Even two thirds full, Wait Chapel on the campus of Wake Forest University holds more audience than any other hall in this City of Arts and Innovation. So when the Winston-Salem Symphony moved its side-by side concert pairing with the Winston-Salem Youth Symphony to the Demon-Deacon campus, in partnership with the university’s Institute for Public Engagement, making it free to the public and calling it “Concert for Community,” it knew what it was doing. The stage had to be extended an extra ten feet to accommodate 77 string players and another 50-odd wind, brass, percussion and keyboard players. The large ensemble opened and closed the concert with substantial pieces but was pared down to the Winston-Salem Symphony only to accompany this year’s winners of Winston-Salem Symphony’s Youth Talent Search.

Started in 1986, the Youth Talent Search has yielded winners such as Lisa Kim, now a principal violinist with the New York Philharmonic, Ryu Goto, a 23-year-old rising super-star violinist, and North Carolina’s own Stefani Collins. Judging from their performances at Wait Chapel, this year’s winners, both pianists, may also one day become super-stars.

Winner of the younger division (8-12 years old), Kevin Xu, a fifth-grader from Cary, NC, played the first movement of one of Mozart’s best known piano concertos, No. 23 in A. Gifted with a sense of poetry as well as a sure technique, Mr. Xu’s playing was delicate yet robust enough to withstand a somewhat loud and pedestrian orchestral accompaniment.

The winner of the senior division, Chambers Loomis, 18, from Ashville, NC, played the daunting Concerto No. 1 in E-flat by Franz Liszt. This is virtuoso writing and Mr. Loomis carried it off with brilliant style and flair. Unfortunately, the presenters limited him to the last movement of the concerto, doing away with what he excels at, the soft and dreamy middle section of the 18-minute concerto, which I was privileged to hear him play twice. Although Mr. Loomis plans to major in physics (as did Ryu Goto at Harvard), with the right breaks, he could have a fulfilling career as concert pianist.

The concert opened with a performance of the Four Sea Interludes from Peter Grimes by Benjamin Britten, played by the massed orchestras and conducted by Matthew Troy, the conductor of the Winston-Salem Youth Symphony and Associate Conductor of the Winston-Salem Symphony. The first interlude, “Dawn,” pitted the very high strings and flutes, in excellent intonation, against the full-sounding low brass. Lush string sound was featured in the second, “Sunday Morning,” and pulsating syncopations deep in the strings characterized the third interlude, “Moonlight.” The fourth interlude, “Storm” lives up to its name providing a powerful conclusion in contrast to the otherwise ambiguous endings of the other movements. Conductor Troy, tall and standing legs askew, is a no-nonsense conductor whose over-riding concern appears to be clarity. And it works because the performance of the 131 musicians on stage was clean, crisp and well-nuanced.

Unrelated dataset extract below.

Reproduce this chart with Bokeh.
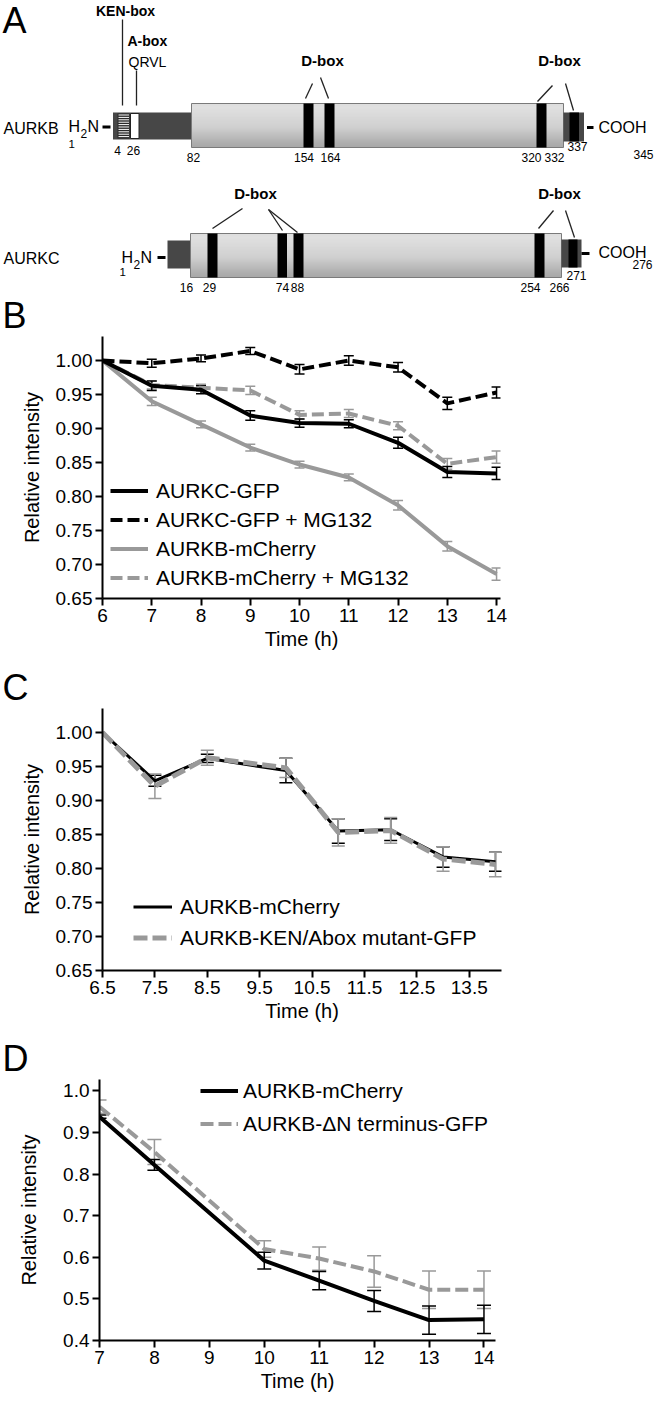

Winston-Salem Symphony music director Robert Moody closed the concert with a lusty performance of Zoltán Kodály’s Suite from Háry János, but not before amusingly situating the movements in the context of the original opera about an old soldier prone to exaggerate his exploits in life. Again, the massed ensemble rose to the occasion, delivering waves of sound which filled the cavernous chapel, much to the delight of the large crowd of parents, siblings and music-lovers in general. Only in the third and longest of the six movements, “Song,” could one have wished for more expression and rubato.

Announcements were made before the concerto section of the concert, but were drowned out by a crew of very noisy stage hands, dropping and sliding chairs, unaware of both audience and speakers.